SUPPLIED MATERIAL:
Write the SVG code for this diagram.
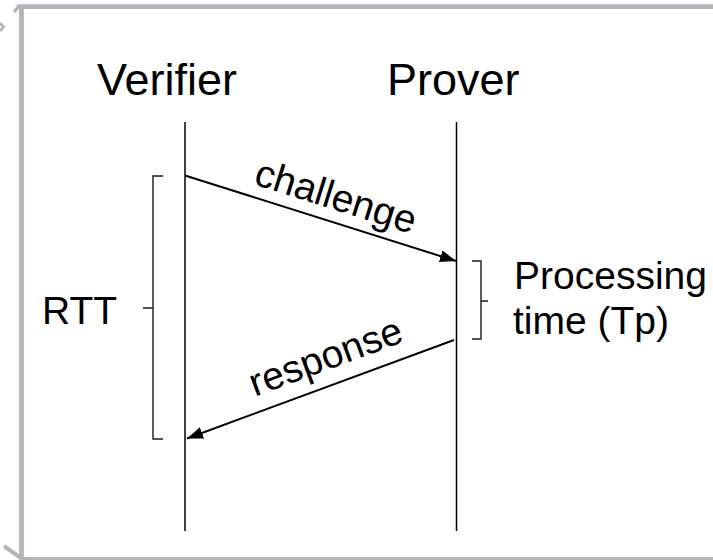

---

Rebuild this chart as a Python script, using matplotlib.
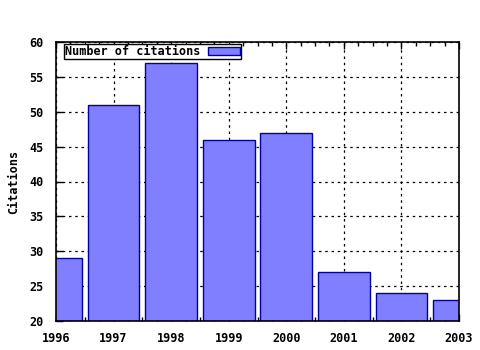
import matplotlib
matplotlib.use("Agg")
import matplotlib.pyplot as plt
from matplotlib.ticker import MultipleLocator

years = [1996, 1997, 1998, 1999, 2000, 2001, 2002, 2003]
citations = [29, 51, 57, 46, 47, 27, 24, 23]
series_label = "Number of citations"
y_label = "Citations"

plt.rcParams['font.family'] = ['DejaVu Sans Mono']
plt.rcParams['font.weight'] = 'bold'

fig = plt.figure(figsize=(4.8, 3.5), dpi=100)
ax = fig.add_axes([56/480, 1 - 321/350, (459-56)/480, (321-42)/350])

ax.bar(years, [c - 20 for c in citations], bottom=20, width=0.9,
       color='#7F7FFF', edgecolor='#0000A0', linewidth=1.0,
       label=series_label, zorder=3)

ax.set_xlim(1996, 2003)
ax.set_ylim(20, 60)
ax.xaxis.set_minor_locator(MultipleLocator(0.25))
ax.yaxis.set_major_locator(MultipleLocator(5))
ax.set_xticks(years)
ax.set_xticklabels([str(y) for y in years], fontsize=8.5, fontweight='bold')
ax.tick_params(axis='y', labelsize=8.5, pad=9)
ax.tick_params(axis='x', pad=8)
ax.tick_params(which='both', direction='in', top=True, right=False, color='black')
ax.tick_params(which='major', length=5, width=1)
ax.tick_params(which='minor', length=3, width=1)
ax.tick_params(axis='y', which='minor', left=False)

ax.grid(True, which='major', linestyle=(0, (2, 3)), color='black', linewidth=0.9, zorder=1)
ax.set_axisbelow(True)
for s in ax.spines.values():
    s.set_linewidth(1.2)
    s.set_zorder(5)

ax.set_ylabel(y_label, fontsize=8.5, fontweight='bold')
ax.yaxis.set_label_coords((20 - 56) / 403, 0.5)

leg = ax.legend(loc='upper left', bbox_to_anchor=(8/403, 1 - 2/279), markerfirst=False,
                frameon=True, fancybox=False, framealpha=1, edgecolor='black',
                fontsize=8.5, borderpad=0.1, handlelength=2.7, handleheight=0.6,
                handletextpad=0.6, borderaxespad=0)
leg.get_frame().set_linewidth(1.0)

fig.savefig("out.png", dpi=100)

AIM: Where a line of the records above holds the word "matplotlib", copy that line.

FINAL RESULT:
Rebuild this chart as a Python script, using matplotlib.
import matplotlib
matplotlib.use("Agg")
import matplotlib.pyplot as plt
from matplotlib.ticker import MultipleLocator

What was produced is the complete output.